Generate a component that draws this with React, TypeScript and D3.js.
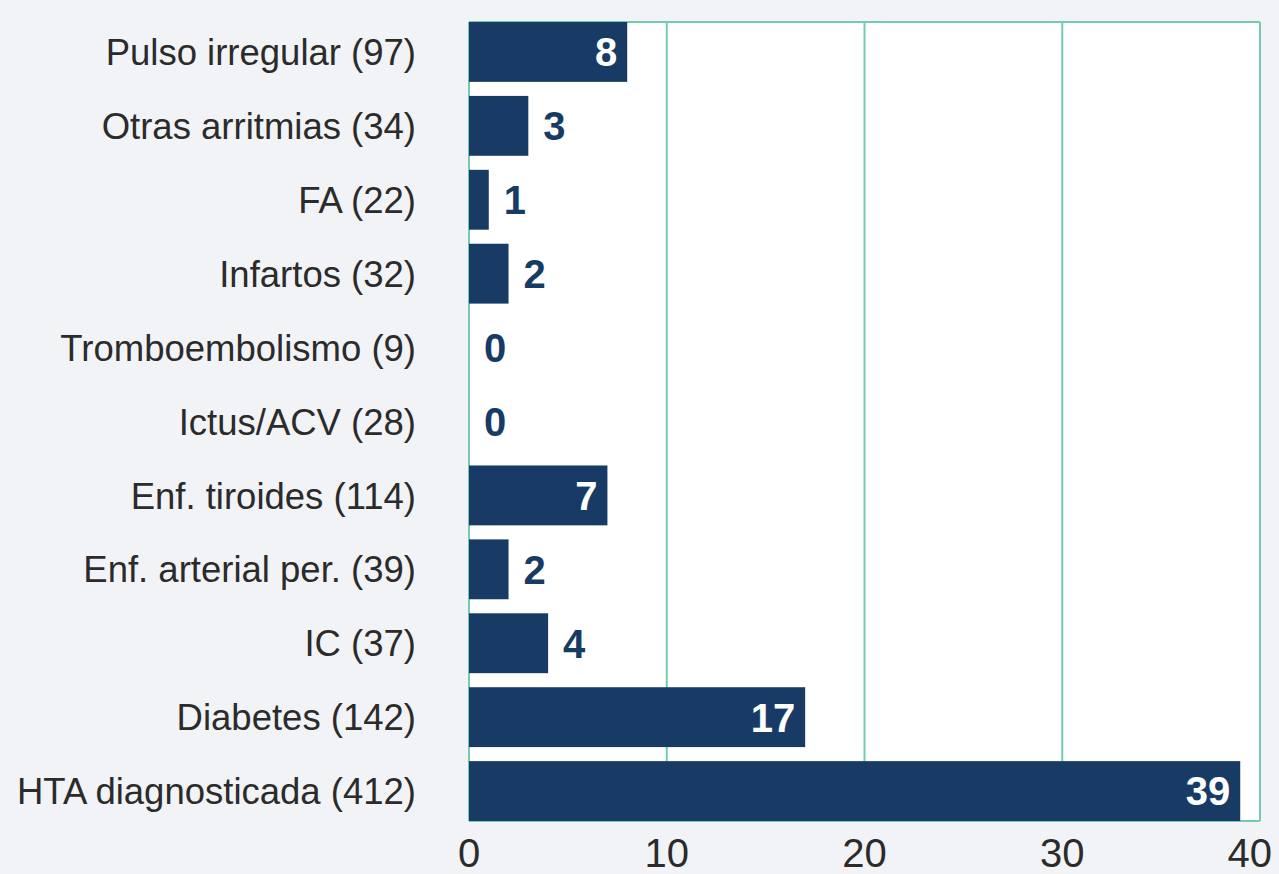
import React from 'react';
import * as d3 from 'd3';

const categories = [
  'Pulso irregular (97)',
  'Otras arritmias (34)',
  'FA (22)',
  'Infartos (32)',
  'Tromboembolismo (9)',
  'Ictus/ACV (28)',
  'Enf. tiroides (114)',
  'Enf. arterial per. (39)',
  'IC (37)',
  'Diabetes (142)',
  'HTA diagnosticada (412)',
];
const values = [8, 3, 1, 2, 0, 0, 7, 2, 4, 17, 39];
const xTicks = [0, 10, 20, 30, 40];

const W = 1279;
const H = 874;
const margin = { top: 22, right: 19, bottom: 53, left: 469 };

const BAR = '#183b66';
const GRID = '#74cbb2';
const BG = '#f2f3f7';
const TEXT = '#2b2b2b';
const FONT = '"Liberation Sans", Arial, sans-serif';

const App: React.FC = () => {
  const x = d3.scaleLinear().domain([0, 40]).range([margin.left, W - margin.right]);
  const y = d3
    .scaleBand<string>()
    .domain(categories)
    .range([margin.top, H - margin.bottom])
    .paddingInner(0.19)
    .paddingOuter(0);

  const x0 = x(0);
  const top = margin.top;
  const bottom = H - margin.bottom;

  return (
    <div>
      <style>{`body{margin:0;background:${BG}}`}</style>
      <svg width={W} height={H} style={{ display: 'block', background: BG }} fontFamily={FONT}>
        <rect x={x0} y={top} width={x(40) - x0} height={bottom - top} fill="#ffffff" />
        {xTicks.map((t) => (
          <line key={t} x1={x(t)} x2={x(t)} y1={top} y2={bottom} stroke={GRID} strokeWidth={2} />
        ))}
        <line x1={x0} x2={x(40)} y1={top} y2={top} stroke={GRID} strokeWidth={2} />
        <line x1={x0} x2={x(40)} y1={bottom} y2={bottom} stroke={GRID} strokeWidth={2} />
        {categories.map((c, i) => {
          const v = values[i];
          const by = y(c)!;
          const bh = y.bandwidth();
          const cy = by + bh / 2;
          const inside = v >= 7;
          return (
            <g key={c}>
              {v > 0 && <rect x={x0} y={by} width={x(v) - x0} height={bh} fill={BAR} />}
              <text
                x={x0 - 53}
                y={cy}
                dy="0.36em"
                textAnchor="end"
                fontSize={36.5}
                fill={TEXT}
              >
                {c}
              </text>
              <text
                x={inside ? x(v) - 10 : x(v) + 15}
                y={cy}
                dy="0.36em"
                textAnchor={inside ? 'end' : 'start'}
                fontSize={40}
                fontWeight="bold"
                fill={inside ? '#ffffff' : BAR}
              >
                {v}
              </text>
            </g>
          );
        })}
        {xTicks.map((t, i) => {
          const last = i === xTicks.length - 1;
          return (
            <text
              key={t}
              x={last ? W - 7 : x(t)}
              y={bottom + 46}
              textAnchor={last ? 'end' : 'middle'}
              fontSize={40}
              fill={TEXT}
            >
              {t}
            </text>
          );
        })}
      </svg>
    </div>
  );
};

export default App;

*****

▶ [Task instructions]
Print the listing above in full, exactly as written. Omit any pictures.

▶ [Task response]
Generate a component that draws this with React, TypeScript and D3.js.
import React from 'react';
import * as d3 from 'd3';

const categories = [
  'Pulso irregular (97)',
  'Otras arritmias (34)',
  'FA (22)',
  'Infartos (32)',
  'Tromboembolismo (9)',
  'Ictus/ACV (28)',
  'Enf. tiroides (114)',
  'Enf. arterial per. (39)',
  'IC (37)',
  'Diabetes (142)',
  'HTA diagnosticada (412)',
];
const values = [8, 3, 1, 2, 0, 0, 7, 2, 4, 17, 39];
const xTicks = [0, 10, 20, 30, 40];

const W = 1279;
const H = 874;
const margin = { top: 22, right: 19, bottom: 53, left: 469 };

const BAR = '#183b66';
const GRID = '#74cbb2';
const BG = '#f2f3f7';
const TEXT = '#2b2b2b';
const FONT = '"Liberation Sans", Arial, sans-serif';

const App: React.FC = () => {
  const x = d3.scaleLinear().domain([0, 40]).range([margin.left, W - margin.right]);
  const y = d3
    .scaleBand<string>()
    .domain(categories)
    .range([margin.top, H - margin.bottom])
    .paddingInner(0.19)
    .paddingOuter(0);

  const x0 = x(0);
  const top = margin.top;
  const bottom = H - margin.bottom;

  return (
    <div>
      <style>{`body{margin:0;background:${BG}}`}</style>
      <svg width={W} height={H} style={{ display: 'block', background: BG }} fontFamily={FONT}>
        <rect x={x0} y={top} width={x(40) - x0} height={bottom - top} fill="#ffffff" />
        {xTicks.map((t) => (
          <line key={t} x1={x(t)} x2={x(t)} y1={top} y2={bottom} stroke={GRID} strokeWidth={2} />
        ))}
        <line x1={x0} x2={x(40)} y1={top} y2={top} stroke={GRID} strokeWidth={2} />
        <line x1={x0} x2={x(40)} y1={bottom} y2={bottom} stroke={GRID} strokeWidth={2} />
        {categories.map((c, i) => {
          const v = values[i];
          const by = y(c)!;
          const bh = y.bandwidth();
          const cy = by + bh / 2;
          const inside = v >= 7;
          return (
            <g key={c}>
              {v > 0 && <rect x={x0} y={by} width={x(v) - x0} height={bh} fill={BAR} />}
              <text
                x={x0 - 53}
                y={cy}
                dy="0.36em"
                textAnchor="end"
                fontSize={36.5}
                fill={TEXT}
              >
                {c}
              </text>
              <text
                x={inside ? x(v) - 10 : x(v) + 15}
                y={cy}
                dy="0.36em"
                textAnchor={inside ? 'end' : 'start'}
                fontSize={40}
                fontWeight="bold"
                fill={inside ? '#ffffff' : BAR}
              >
                {v}
              </text>
            </g>
          );
        })}
        {xTicks.map((t, i) => {
          const last = i === xTicks.length - 1;
          return (
            <text
              key={t}
              x={last ? W - 7 : x(t)}
              y={bottom + 46}
              textAnchor={last ? 'end' : 'middle'}
              fontSize={40}
              fill={TEXT}
            >
              {t}
            </text>
          );
        })}
      </svg>
    </div>
  );
};

export default App;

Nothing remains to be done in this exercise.